→ **Short problem**:
Omit pictures and quote the listing below line by line, from its start through the line that holds "y_ticks = [0, 25, 50, 75, 100, 125, 150]".

==*==

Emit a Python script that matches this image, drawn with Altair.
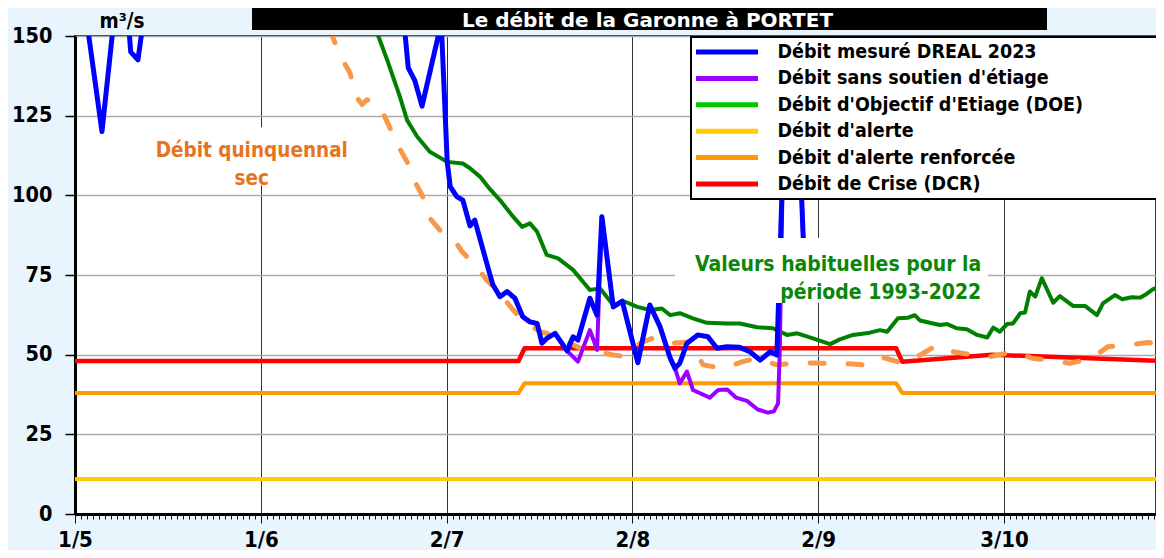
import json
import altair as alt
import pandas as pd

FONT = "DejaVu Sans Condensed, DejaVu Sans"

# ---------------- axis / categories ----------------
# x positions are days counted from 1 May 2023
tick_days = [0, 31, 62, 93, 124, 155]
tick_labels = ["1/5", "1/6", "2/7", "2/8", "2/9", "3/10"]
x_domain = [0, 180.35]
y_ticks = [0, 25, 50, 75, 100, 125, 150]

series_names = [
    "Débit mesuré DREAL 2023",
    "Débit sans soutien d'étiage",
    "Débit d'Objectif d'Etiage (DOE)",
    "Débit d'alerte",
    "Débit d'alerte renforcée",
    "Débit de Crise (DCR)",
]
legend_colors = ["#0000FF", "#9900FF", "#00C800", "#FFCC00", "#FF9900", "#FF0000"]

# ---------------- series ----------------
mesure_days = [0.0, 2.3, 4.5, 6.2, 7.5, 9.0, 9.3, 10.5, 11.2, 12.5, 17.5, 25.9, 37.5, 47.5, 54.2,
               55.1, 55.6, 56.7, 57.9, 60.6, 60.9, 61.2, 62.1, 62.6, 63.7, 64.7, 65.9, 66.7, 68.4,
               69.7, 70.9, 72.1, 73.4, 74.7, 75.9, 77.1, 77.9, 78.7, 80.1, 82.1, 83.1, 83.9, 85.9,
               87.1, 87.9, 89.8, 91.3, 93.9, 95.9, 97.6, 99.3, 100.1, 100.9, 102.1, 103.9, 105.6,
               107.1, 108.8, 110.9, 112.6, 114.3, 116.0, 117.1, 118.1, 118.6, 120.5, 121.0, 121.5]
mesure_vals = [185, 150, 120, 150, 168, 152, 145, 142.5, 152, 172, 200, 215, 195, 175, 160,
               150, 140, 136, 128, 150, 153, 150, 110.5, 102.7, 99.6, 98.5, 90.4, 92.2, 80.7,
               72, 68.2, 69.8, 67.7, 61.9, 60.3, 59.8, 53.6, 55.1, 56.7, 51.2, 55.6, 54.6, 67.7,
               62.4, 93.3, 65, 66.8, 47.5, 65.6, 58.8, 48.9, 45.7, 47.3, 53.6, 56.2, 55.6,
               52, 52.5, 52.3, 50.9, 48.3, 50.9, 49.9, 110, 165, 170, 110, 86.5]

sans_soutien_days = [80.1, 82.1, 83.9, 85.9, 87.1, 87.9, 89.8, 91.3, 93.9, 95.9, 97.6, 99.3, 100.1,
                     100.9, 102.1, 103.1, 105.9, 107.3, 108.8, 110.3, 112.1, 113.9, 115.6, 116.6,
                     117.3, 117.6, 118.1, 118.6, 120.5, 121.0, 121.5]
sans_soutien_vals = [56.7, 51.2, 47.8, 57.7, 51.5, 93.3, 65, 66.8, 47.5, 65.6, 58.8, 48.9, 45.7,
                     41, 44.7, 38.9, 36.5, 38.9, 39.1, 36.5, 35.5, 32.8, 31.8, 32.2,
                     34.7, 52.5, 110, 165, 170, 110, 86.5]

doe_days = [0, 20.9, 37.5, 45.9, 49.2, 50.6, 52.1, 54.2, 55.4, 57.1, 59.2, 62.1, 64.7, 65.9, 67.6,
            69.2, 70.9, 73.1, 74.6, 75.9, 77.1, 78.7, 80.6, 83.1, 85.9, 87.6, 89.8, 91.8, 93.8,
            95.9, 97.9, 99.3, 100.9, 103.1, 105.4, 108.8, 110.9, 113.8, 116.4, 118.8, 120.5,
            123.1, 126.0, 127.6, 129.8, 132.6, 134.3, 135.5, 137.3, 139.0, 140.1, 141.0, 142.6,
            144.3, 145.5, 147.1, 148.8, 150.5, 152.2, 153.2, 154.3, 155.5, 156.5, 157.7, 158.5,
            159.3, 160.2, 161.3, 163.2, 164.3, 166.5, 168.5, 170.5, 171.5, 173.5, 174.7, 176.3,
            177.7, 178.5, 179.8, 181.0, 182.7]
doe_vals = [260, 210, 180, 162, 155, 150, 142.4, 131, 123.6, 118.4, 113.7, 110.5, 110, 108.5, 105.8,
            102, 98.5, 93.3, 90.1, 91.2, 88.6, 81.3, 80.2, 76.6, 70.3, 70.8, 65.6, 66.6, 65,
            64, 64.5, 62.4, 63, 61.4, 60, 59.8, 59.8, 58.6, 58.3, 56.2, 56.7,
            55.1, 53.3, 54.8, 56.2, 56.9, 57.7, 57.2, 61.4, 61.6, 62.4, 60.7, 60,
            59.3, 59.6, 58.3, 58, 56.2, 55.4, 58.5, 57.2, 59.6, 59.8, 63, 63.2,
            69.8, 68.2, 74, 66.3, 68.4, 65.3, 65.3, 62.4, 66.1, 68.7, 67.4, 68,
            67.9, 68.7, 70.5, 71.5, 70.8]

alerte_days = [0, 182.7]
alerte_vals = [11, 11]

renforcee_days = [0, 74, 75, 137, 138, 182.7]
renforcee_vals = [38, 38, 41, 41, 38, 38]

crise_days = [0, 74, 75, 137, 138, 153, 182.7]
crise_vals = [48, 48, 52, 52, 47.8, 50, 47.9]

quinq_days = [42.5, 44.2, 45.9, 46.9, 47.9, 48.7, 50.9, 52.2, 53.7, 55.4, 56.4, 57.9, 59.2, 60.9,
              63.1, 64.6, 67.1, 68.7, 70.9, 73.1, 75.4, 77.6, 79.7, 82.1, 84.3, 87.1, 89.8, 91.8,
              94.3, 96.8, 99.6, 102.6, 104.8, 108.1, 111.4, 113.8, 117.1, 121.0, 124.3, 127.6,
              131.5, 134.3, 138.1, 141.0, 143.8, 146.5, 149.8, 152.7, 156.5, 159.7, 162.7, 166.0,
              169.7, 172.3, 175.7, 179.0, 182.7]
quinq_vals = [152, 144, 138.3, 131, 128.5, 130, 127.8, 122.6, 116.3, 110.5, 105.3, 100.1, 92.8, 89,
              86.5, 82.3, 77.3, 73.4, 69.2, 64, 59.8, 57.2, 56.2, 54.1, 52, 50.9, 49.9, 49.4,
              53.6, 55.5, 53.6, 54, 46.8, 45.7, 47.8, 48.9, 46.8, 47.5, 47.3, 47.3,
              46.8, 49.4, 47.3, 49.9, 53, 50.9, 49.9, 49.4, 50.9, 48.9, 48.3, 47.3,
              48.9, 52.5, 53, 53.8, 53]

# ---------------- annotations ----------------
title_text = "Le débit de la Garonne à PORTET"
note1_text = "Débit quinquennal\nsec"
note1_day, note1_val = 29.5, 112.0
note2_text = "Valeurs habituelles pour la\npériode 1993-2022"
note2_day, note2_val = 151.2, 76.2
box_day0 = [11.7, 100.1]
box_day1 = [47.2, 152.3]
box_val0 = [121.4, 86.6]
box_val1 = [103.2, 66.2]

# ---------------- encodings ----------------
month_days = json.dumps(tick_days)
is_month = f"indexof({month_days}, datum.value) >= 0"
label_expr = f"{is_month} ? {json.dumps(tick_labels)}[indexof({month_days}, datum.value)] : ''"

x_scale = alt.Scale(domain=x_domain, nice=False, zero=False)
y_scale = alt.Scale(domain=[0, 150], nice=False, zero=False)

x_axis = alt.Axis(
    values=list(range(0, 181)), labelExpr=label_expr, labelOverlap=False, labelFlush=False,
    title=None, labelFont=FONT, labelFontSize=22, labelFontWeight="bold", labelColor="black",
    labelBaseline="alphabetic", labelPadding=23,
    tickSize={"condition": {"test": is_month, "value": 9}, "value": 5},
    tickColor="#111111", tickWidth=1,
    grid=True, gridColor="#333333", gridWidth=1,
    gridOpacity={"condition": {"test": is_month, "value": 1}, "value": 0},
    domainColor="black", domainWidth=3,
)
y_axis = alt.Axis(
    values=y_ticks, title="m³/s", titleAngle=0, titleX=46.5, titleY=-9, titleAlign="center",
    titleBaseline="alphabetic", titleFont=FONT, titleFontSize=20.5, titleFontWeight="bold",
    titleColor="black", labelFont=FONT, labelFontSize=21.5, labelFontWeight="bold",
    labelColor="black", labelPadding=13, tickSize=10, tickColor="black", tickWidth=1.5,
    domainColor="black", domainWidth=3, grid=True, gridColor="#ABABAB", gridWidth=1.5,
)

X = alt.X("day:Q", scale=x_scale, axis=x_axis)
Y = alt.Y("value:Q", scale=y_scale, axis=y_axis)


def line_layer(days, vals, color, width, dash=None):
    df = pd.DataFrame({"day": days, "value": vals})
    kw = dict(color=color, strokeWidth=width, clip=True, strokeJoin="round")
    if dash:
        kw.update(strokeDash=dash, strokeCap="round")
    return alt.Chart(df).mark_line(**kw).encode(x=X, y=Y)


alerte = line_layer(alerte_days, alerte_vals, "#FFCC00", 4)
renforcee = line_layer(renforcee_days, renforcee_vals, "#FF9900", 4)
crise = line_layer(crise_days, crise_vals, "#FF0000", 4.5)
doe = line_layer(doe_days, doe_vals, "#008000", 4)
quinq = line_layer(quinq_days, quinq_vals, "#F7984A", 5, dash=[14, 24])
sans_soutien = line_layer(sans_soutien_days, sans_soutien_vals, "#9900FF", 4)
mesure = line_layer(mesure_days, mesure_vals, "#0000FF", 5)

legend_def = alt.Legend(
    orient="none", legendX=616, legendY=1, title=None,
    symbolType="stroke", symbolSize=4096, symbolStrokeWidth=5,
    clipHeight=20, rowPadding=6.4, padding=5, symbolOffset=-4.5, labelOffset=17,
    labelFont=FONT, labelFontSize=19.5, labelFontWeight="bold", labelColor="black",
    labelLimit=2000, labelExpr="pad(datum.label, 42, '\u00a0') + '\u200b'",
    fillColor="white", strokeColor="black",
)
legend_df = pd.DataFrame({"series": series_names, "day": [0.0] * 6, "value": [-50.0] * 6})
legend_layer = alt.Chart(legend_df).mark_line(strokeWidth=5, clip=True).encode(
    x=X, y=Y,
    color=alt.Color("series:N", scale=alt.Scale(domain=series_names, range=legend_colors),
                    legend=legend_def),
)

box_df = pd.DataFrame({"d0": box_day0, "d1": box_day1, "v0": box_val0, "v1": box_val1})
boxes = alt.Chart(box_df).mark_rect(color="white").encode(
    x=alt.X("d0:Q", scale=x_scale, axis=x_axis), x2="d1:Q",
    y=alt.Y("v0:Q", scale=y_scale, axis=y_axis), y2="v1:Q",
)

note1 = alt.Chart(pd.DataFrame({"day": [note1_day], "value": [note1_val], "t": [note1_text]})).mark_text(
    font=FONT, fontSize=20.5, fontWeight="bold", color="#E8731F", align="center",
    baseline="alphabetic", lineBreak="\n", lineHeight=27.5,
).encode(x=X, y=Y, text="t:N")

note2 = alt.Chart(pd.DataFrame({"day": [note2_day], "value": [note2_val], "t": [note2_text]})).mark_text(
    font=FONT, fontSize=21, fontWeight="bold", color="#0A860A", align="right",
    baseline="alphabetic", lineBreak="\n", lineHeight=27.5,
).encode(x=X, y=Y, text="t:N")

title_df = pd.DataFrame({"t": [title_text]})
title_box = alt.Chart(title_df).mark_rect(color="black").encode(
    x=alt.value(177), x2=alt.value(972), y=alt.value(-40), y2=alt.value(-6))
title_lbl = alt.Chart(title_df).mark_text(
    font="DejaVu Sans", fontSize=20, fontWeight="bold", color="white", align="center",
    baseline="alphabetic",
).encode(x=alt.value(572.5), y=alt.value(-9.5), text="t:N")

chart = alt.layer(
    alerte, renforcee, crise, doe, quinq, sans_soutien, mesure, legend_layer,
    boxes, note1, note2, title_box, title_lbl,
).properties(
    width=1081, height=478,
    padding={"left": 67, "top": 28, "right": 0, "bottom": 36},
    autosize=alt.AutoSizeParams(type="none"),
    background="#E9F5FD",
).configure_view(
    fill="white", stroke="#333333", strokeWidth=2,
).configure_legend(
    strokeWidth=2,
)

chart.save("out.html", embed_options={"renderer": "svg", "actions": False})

==*==

→ **Finished answer**:
Emit a Python script that matches this image, drawn with Altair.
import json
import altair as alt
import pandas as pd

FONT = "DejaVu Sans Condensed, DejaVu Sans"

# ---------------- axis / categories ----------------
# x positions are days counted from 1 May 2023
tick_days = [0, 31, 62, 93, 124, 155]
tick_labels = ["1/5", "1/6", "2/7", "2/8", "2/9", "3/10"]
x_domain = [0, 180.35]
y_ticks = [0, 25, 50, 75, 100, 125, 150]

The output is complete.